Unveiling Defect-Mediated Charge-Carrier Recombination at the Nanometer Scale in Polycrystalline Solar Cells.

Solar cells made of polycrystalline thin-films can outperform their single-crystalline counterparts despite the presence of grain boundaries (GBs). To unveil the influence of GBs, high spatial resolution characterization techniques are needed to measure local properties in their vicinity. However, results obtained using single technique may provide limited aspects about the GB effect. Here, we employ two techniques, near-field scanning photocurrent microscopy (NSPM) and scanning transmission electron microscope based cathodoluminescence spectroscopy (STEM-CL), to characterize CdTe solar cells at the nanoscale. The signal contrast from the grain interiors (GIs) to the GBs, for high-efficiency cells where CdTe is deposited at a high substrate temperature (500 °C) and treated by CdCl, is found reverse from one technique to another. NSPM reveals increased photocurrents at the GBs, while STEM-CL shows reduced CL intensity and energy redshifts of the spectral peak at the GBs.
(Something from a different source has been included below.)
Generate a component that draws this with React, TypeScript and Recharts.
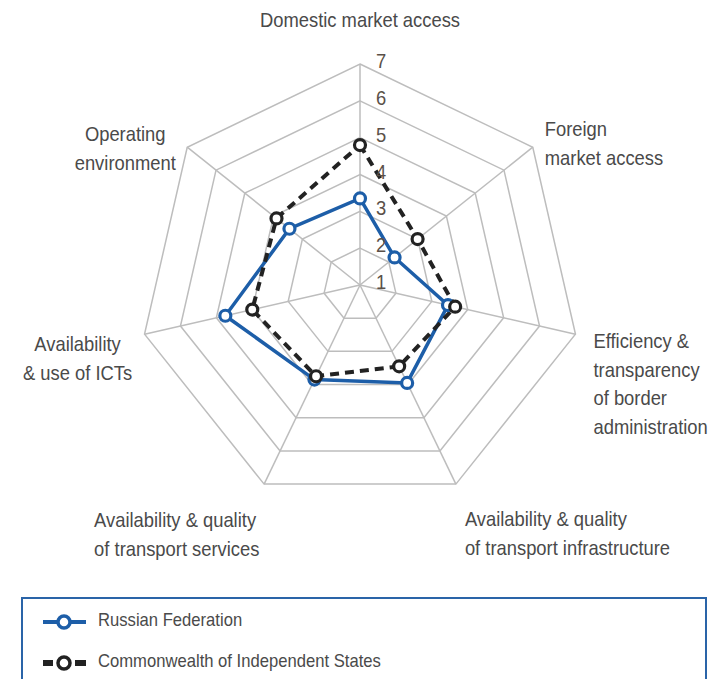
import React from "react";
import {
  RadarChart,
  Radar,
  PolarGrid,
  PolarAngleAxis,
  PolarRadiusAxis,
} from "recharts";

// pillar names, clockwise from the top
const categories = [
  "Domestic market access",
  "Foreign market access",
  "Efficiency & transparency of border administration",
  "Availability & quality of transport infrastructure",
  "Availability & quality of transport services",
  "Availability & use of ICTs",
  "Operating environment",
];

// label text as it is broken in the figure
const categoryLines = [
  ["Domestic market access"],
  ["Foreign", "market access"],
  ["Efficiency &", "transparency", "of border", "administration"],
  ["Availability & quality", "of transport infrastructure"],
  ["Availability & quality", "of transport services"],
  ["Availability", "& use of ICTs"],
  ["Operating", "environment"],
];

const russia = [3.35, 2.2, 3.45, 3.95, 3.85, 4.75, 3.45];
const cis = [4.8, 3.0, 3.65, 3.45, 3.75, 4.0, 3.9];

const radiusTicks = [1, 2, 3, 4, 5, 6, 7];

const seriesNames = ["Russian Federation", "Commonwealth of Independent States"];

// label placement relative to each outer vertex
const labelLayout = [
  { anchor: "middle", dx: 0, dy: -37 },
  { anchor: "start", dx: 12, dy: -11 },
  { anchor: "start", dx: 18, dy: 14 },
  { anchor: "start", dx: 9, dy: 42 },
  { anchor: "start", dx: -170, dy: 43 },
  { anchor: "middle", dx: -67, dy: 17 },
  { anchor: "middle", dx: -62, dy: -6 },
];

const FONT = "'Liberation Sans', Arial, sans-serif";
const NARROW = 0.875; // the figure uses a condensed face
const TEXT = "#4a4a4a";
const BLUE = "#1d5ea8";
const DARK = "#222222";

const data = categories.map((name, i) => ({
  name,
  russia: russia[i],
  cis: cis[i],
}));

const CX = 360;
const CY = 285;
const R = 221;

function AngleTick(props: any) {
  const { payload, index } = props;
  const i = typeof index === "number" ? index : payload.index;
  const angle = (payload.coordinate * Math.PI) / 180;
  const vx = CX + R * Math.cos(angle);
  const vy = CY - R * Math.sin(angle);
  const lay = labelLayout[i];
  const lines = categoryLines[i];
  return (
    <g transform={`translate(${vx + lay.dx},${vy + lay.dy}) scale(${NARROW},1)`}>
      <text x={0} y={0} textAnchor={lay.anchor} fontFamily={FONT} fontSize={21} fill={TEXT}>
        {lines.map((l, k) => (
          <tspan key={k} x={0} dy={k === 0 ? 0 : 28.5}>
            {l}
          </tspan>
        ))}
      </text>
    </g>
  );
}

function RadiusTick(props: any) {
  const { x, y, payload } = props;
  return (
    <g transform={`translate(${x + 16},${y + 4}) scale(${NARROW},1)`}>
      <text x={0} y={0} textAnchor="start" fontFamily={FONT} fontSize={21} fill="#5a5048">
        {payload.value}
      </text>
    </g>
  );
}

function makeDot(color: string) {
  return (props: any) => {
    const { cx, cy, index } = props;
    return (
      <circle
        key={`dot-${color}-${index}`}
        cx={cx}
        cy={cy}
        r={5.5}
        fill="#ffffff"
        stroke={color}
        strokeWidth={3.2}
      />
    );
  };
}

function LegendBox() {
  const txt: React.CSSProperties = {
    position: "absolute",
    left: 75,
    transform: `scaleX(${NARROW})`,
    transformOrigin: "left center",
    whiteSpace: "nowrap",
  };
  return (
    <div
      style={{
        position: "absolute",
        left: 21,
        top: 597,
        width: 686,
        height: 120,
        border: "2px solid #2a64a8",
        fontFamily: FONT,
        fontSize: 19,
        color: TEXT,
        boxSizing: "border-box",
      }}
    >
      <svg width={70} height={90} style={{ position: "absolute", left: 18, top: 0 }}>
        <line x1={2} y1={23} x2={45} y2={23} stroke={BLUE} strokeWidth={4} />
        <circle cx={23} cy={23} r={6} fill="#fff" stroke={BLUE} strokeWidth={3.5} />
        <line x1={2} y1={64} x2={12} y2={64} stroke={DARK} strokeWidth={6} />
        <line x1={34} y1={64} x2={45} y2={64} stroke={DARK} strokeWidth={6} />
        <circle cx={23} cy={64} r={6} fill="#fff" stroke={DARK} strokeWidth={3.5} />
      </svg>
      <div style={{ ...txt, top: 10 }}>{seriesNames[0]}</div>
      <div style={{ ...txt, top: 51 }}>{seriesNames[1]}</div>
    </div>
  );
}

export default function App() {
  return (
    <div style={{ position: "absolute", left: 0, top: 0, width: 719, height: 679, overflow: "hidden", background: "#fff" }}>
      <RadarChart
        width={719}
        height={679}
        data={data}
        cx={CX}
        cy={CY}
        outerRadius={R}
        startAngle={90}
        endAngle={-270}
        margin={{ top: 0, right: 0, bottom: 0, left: 0 }}
      >
        <PolarGrid gridType="polygon" stroke="#bdbdbd" strokeWidth={1.5} />
        <PolarAngleAxis dataKey="name" tick={AngleTick} axisLine={false} tickLine={false} />
        <PolarRadiusAxis
          angle={90}
          domain={[1, 7]}
          ticks={radiusTicks as any}
          tickCount={7}
          axisLine={false}
          tickLine={false}
          tick={RadiusTick}
        />
        <Radar
          name={seriesNames[0]}
          dataKey="russia"
          stroke={BLUE}
          strokeWidth={3.5}
          fill="none"
          fillOpacity={0}
          dot={makeDot(BLUE)}
          isAnimationActive={false}
        />
        <Radar
          name={seriesNames[1]}
          dataKey="cis"
          stroke={DARK}
          strokeWidth={4}
          strokeDasharray="9 6"
          fill="none"
          fillOpacity={0}
          dot={makeDot(DARK)}
          isAnimationActive={false}
        />
      </RadarChart>
      <LegendBox />
    </div>
  );
}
The results are attributed to the increased nonradiative recombination and the band bending mediated by the surface defects and the shallow-level defects at GBs, respectively. We discuss the advantages of sample geometry for room-temperature STEM-CL and present numerical simulations as well as analytical models to extract the ratio of GB recombination velocity to minority carrier diffusivity that can be used for evaluating the GB effect in other polycrystalline solar cells.